◆ Provided entries
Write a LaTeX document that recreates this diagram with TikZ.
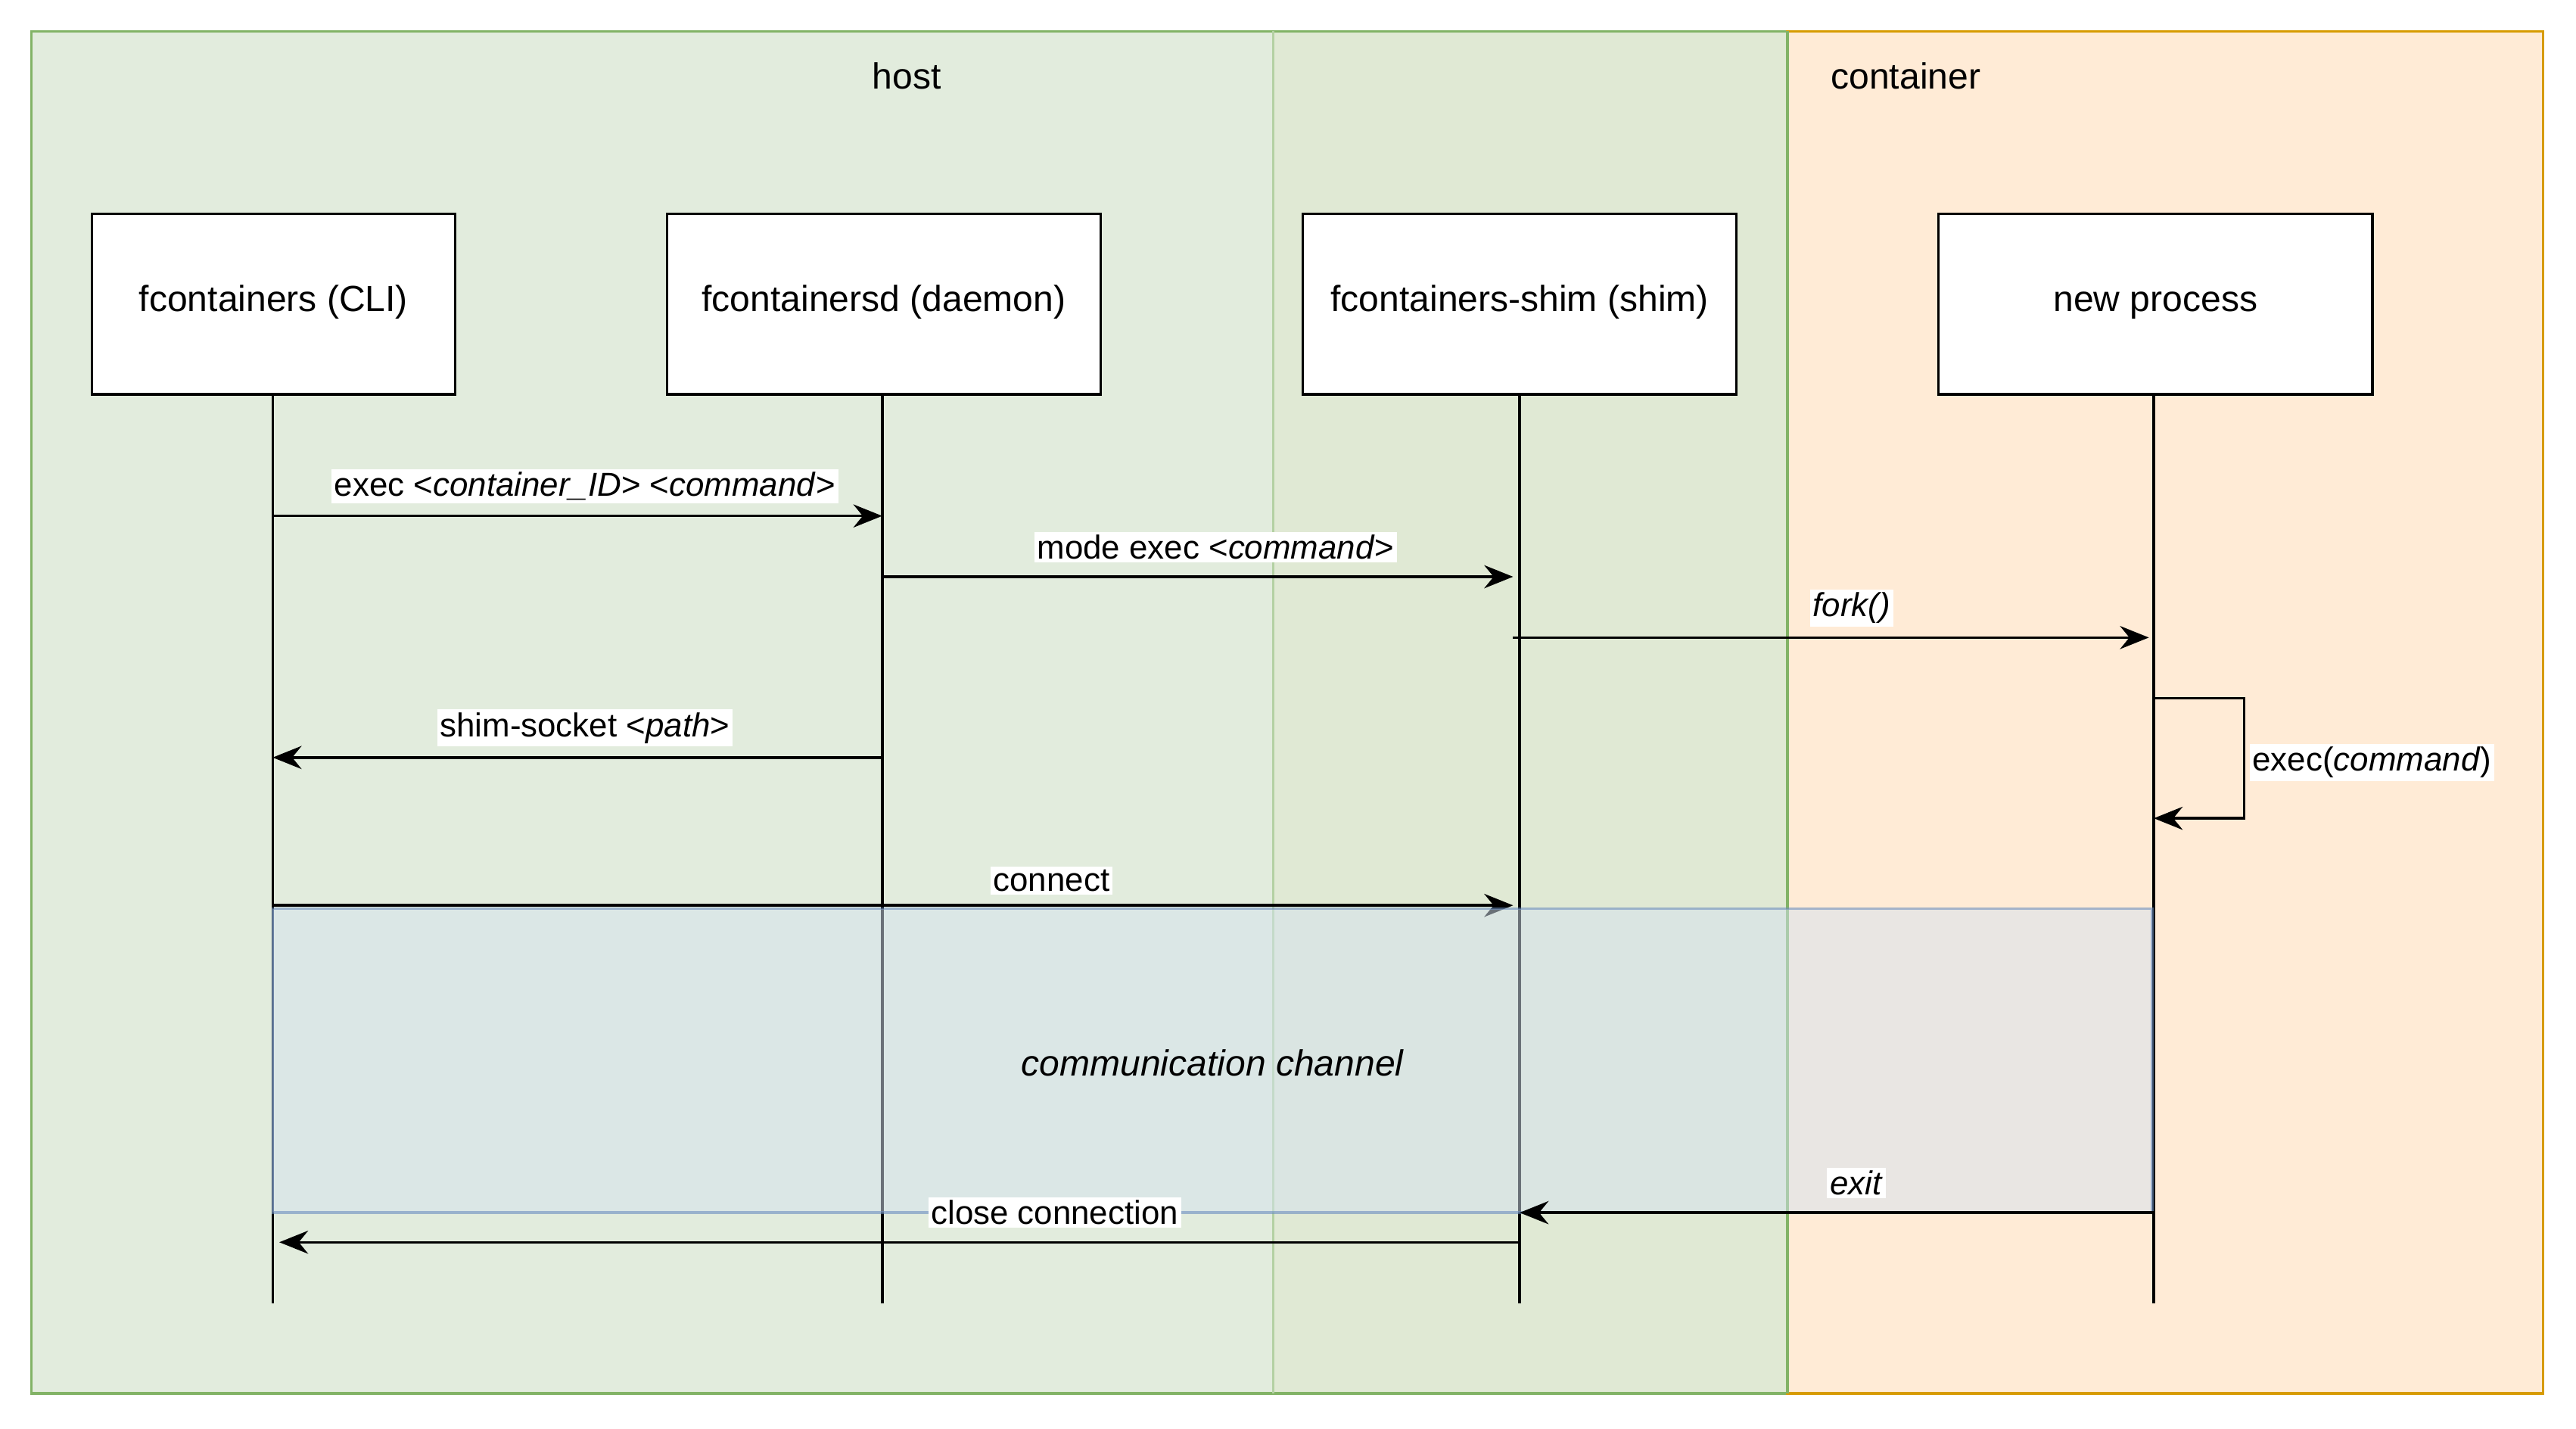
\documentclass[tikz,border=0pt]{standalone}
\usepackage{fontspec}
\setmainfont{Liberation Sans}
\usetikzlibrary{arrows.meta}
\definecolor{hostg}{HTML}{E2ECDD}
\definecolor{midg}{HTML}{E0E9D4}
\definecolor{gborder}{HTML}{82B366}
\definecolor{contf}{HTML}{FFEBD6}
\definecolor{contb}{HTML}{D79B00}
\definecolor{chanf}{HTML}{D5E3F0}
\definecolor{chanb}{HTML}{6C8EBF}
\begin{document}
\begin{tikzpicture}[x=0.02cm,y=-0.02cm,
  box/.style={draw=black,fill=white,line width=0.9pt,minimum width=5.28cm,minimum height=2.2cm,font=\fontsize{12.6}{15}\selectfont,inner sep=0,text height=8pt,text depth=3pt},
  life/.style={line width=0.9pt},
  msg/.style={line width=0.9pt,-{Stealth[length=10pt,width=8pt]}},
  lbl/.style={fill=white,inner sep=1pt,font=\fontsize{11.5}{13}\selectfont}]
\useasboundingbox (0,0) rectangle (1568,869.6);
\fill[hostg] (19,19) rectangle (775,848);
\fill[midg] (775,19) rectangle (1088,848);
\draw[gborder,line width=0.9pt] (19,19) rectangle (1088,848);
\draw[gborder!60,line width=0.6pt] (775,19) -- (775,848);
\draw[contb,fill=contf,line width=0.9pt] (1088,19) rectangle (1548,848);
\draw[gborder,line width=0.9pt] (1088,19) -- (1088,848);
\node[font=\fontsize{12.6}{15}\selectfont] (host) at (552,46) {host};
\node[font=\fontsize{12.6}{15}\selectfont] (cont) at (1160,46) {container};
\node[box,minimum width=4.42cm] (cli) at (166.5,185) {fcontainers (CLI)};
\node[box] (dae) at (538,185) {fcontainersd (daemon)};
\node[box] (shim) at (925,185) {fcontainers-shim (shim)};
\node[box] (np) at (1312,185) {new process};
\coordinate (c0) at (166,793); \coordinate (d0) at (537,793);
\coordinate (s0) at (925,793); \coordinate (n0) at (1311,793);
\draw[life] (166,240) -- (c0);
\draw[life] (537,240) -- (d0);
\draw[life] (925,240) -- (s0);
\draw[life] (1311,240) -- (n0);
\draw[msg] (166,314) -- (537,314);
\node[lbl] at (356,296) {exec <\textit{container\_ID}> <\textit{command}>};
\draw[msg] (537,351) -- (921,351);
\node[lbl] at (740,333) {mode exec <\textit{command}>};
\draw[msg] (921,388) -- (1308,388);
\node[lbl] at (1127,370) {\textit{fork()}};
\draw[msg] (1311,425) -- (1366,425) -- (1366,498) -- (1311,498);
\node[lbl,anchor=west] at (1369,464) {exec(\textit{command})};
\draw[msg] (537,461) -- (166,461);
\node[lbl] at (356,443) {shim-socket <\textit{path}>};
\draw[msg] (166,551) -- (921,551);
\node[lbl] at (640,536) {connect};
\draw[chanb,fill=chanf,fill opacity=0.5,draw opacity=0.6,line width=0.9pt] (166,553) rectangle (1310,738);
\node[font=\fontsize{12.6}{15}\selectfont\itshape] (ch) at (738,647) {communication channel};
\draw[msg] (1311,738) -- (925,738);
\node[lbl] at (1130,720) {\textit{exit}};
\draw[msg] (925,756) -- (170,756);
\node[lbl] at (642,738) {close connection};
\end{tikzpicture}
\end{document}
* * *
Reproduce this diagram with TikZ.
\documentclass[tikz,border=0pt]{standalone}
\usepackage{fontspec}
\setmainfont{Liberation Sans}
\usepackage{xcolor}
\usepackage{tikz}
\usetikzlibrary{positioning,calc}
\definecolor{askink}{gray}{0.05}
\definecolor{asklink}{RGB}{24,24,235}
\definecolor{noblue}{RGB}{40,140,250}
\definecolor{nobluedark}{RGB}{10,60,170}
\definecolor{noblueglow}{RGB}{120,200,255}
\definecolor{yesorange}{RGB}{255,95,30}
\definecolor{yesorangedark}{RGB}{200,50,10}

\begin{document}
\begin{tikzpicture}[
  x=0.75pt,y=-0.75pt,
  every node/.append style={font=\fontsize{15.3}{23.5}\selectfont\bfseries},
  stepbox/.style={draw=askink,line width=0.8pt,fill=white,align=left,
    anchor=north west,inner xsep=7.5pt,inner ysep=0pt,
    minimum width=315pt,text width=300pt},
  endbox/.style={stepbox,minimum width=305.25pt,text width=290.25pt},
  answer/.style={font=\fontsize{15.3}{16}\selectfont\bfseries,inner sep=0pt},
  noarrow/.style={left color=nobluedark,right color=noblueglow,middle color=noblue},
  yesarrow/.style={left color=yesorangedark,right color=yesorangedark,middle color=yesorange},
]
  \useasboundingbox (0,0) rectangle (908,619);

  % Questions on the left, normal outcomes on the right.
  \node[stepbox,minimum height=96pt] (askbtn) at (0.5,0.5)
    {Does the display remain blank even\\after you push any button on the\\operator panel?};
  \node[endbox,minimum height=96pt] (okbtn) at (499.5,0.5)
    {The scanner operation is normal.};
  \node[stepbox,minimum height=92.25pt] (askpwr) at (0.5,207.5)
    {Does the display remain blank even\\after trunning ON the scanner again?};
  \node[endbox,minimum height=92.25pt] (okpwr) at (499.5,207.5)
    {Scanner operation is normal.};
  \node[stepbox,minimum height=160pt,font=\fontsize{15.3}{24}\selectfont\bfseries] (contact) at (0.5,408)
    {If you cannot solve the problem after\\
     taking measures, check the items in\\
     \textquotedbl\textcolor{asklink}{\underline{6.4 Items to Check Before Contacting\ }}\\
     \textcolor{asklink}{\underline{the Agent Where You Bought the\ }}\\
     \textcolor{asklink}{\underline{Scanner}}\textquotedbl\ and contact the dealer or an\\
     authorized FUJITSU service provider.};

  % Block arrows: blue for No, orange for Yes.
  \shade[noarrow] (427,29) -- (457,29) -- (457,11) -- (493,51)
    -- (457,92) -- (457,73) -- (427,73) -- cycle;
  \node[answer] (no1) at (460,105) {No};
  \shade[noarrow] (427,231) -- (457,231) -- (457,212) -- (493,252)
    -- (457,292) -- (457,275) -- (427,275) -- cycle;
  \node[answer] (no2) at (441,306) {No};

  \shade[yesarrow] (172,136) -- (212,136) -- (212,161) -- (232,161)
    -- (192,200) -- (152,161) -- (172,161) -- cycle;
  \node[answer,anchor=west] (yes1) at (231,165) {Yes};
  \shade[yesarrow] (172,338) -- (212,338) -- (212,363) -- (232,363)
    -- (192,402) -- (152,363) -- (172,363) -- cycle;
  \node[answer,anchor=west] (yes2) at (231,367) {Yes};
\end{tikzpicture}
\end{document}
==
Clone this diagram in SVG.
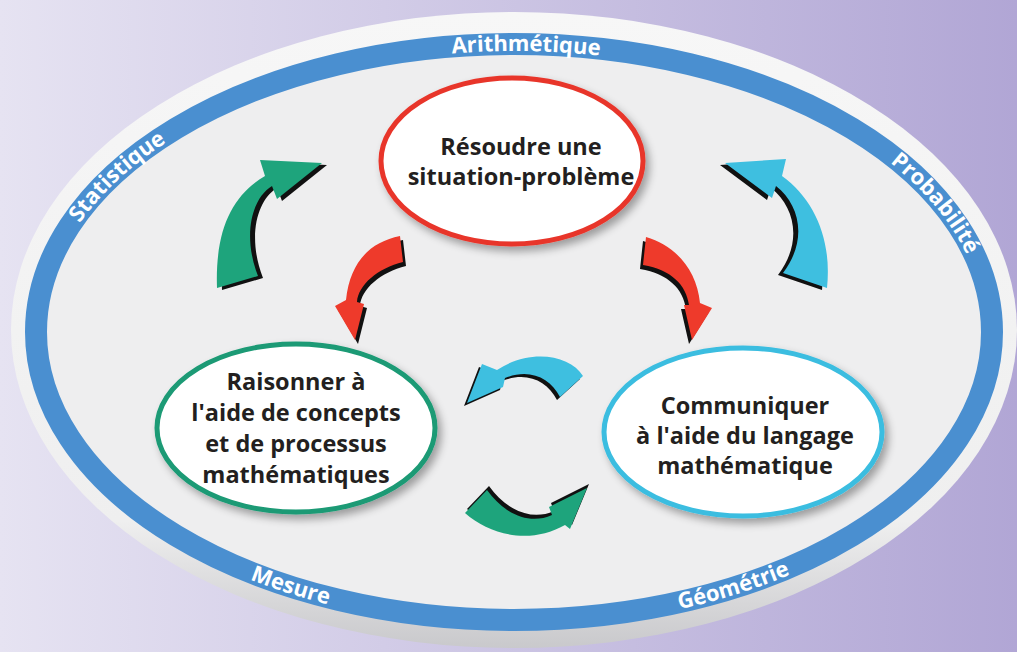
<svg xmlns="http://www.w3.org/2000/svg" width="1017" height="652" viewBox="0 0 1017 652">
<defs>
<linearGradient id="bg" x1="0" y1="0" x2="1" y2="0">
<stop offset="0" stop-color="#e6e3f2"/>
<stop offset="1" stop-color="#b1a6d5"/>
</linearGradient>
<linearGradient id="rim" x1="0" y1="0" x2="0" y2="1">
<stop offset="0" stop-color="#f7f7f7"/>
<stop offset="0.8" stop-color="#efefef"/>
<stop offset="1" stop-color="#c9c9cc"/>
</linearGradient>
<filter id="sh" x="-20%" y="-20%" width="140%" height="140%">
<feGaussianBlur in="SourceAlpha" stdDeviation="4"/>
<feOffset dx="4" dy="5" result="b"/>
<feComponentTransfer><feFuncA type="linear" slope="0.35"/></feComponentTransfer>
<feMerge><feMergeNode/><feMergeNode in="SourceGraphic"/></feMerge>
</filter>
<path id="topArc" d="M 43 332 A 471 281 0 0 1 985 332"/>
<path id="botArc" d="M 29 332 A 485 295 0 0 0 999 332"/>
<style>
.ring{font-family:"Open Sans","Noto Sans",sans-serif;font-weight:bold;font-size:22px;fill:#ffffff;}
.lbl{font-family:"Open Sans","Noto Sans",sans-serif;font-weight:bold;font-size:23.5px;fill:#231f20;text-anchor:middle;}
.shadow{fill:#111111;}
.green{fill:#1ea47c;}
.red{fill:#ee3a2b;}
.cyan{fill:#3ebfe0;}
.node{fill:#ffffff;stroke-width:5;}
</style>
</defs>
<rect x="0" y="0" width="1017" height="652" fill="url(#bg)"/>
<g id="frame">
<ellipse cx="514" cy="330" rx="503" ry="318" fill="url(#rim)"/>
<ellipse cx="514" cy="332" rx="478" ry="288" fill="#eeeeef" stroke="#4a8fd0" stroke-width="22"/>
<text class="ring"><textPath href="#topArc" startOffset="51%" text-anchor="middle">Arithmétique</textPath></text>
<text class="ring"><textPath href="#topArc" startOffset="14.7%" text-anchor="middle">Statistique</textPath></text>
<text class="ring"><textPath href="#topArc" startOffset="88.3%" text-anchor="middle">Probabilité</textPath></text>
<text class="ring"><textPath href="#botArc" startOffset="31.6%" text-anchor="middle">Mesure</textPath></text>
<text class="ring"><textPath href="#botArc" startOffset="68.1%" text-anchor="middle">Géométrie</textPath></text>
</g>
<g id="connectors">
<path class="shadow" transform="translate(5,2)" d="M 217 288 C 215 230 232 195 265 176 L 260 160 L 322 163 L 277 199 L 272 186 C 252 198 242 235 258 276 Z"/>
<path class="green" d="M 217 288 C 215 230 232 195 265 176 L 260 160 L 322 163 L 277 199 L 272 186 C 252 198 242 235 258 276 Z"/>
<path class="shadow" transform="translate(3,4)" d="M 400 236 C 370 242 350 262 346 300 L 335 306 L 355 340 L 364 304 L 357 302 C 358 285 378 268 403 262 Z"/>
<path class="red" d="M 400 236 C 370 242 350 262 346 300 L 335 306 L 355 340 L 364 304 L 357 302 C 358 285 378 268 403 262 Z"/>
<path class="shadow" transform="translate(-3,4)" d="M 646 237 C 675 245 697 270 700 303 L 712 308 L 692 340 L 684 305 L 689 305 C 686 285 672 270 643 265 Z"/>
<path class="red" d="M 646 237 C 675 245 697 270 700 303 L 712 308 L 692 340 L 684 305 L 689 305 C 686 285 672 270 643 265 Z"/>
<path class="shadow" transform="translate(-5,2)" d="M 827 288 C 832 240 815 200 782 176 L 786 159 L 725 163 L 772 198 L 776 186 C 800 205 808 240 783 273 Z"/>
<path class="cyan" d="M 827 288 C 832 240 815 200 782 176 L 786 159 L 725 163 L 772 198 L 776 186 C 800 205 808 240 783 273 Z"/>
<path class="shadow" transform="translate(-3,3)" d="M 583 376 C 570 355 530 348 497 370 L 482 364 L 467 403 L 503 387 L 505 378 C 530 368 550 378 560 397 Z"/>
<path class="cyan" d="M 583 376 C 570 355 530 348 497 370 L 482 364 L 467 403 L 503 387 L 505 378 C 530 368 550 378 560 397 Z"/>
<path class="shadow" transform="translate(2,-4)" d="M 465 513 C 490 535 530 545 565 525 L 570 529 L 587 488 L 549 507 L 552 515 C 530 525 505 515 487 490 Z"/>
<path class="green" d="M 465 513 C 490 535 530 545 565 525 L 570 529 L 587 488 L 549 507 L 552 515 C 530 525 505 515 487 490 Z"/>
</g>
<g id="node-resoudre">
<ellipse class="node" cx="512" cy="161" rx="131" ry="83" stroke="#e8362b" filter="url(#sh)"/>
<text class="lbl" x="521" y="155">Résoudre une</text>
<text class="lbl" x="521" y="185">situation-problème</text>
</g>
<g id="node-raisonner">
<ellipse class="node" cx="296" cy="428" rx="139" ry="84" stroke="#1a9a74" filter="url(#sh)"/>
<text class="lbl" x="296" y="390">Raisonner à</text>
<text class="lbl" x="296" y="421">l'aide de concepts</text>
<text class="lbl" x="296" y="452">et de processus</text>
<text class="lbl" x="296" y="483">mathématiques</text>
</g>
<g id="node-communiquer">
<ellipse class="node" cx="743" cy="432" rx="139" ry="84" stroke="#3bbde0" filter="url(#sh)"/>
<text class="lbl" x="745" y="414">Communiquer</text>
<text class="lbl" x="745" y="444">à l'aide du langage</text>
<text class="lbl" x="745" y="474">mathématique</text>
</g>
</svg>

◆ Objective
From the line with "Reproduce this diagram with TikZ." through the line with "authorized FUJITSU service", set down every line exactly and nothing besides.

◆ Solution
Reproduce this diagram with TikZ.
\documentclass[tikz,border=0pt]{standalone}
\usepackage{fontspec}
\setmainfont{Liberation Sans}
\usepackage{xcolor}
\usepackage{tikz}
\usetikzlibrary{positioning,calc}
\definecolor{askink}{gray}{0.05}
\definecolor{asklink}{RGB}{24,24,235}
\definecolor{noblue}{RGB}{40,140,250}
\definecolor{nobluedark}{RGB}{10,60,170}
\definecolor{noblueglow}{RGB}{120,200,255}
\definecolor{yesorange}{RGB}{255,95,30}
\definecolor{yesorangedark}{RGB}{200,50,10}

\begin{document}
\begin{tikzpicture}[
  x=0.75pt,y=-0.75pt,
  every node/.append style={font=\fontsize{15.3}{23.5}\selectfont\bfseries},
  stepbox/.style={draw=askink,line width=0.8pt,fill=white,align=left,
    anchor=north west,inner xsep=7.5pt,inner ysep=0pt,
    minimum width=315pt,text width=300pt},
  endbox/.style={stepbox,minimum width=305.25pt,text width=290.25pt},
  answer/.style={font=\fontsize{15.3}{16}\selectfont\bfseries,inner sep=0pt},
  noarrow/.style={left color=nobluedark,right color=noblueglow,middle color=noblue},
  yesarrow/.style={left color=yesorangedark,right color=yesorangedark,middle color=yesorange},
]
  \useasboundingbox (0,0) rectangle (908,619);

  % Questions on the left, normal outcomes on the right.
  \node[stepbox,minimum height=96pt] (askbtn) at (0.5,0.5)
    {Does the display remain blank even\\after you push any button on the\\operator panel?};
  \node[endbox,minimum height=96pt] (okbtn) at (499.5,0.5)
    {The scanner operation is normal.};
  \node[stepbox,minimum height=92.25pt] (askpwr) at (0.5,207.5)
    {Does the display remain blank even\\after trunning ON the scanner again?};
  \node[endbox,minimum height=92.25pt] (okpwr) at (499.5,207.5)
    {Scanner operation is normal.};
  \node[stepbox,minimum height=160pt,font=\fontsize{15.3}{24}\selectfont\bfseries] (contact) at (0.5,408)
    {If you cannot solve the problem after\\
     taking measures, check the items in\\
     \textquotedbl\textcolor{asklink}{\underline{6.4 Items to Check Before Contacting\ }}\\
     \textcolor{asklink}{\underline{the Agent Where You Bought the\ }}\\
     \textcolor{asklink}{\underline{Scanner}}\textquotedbl\ and contact the dealer or an\\
     authorized FUJITSU service provider.};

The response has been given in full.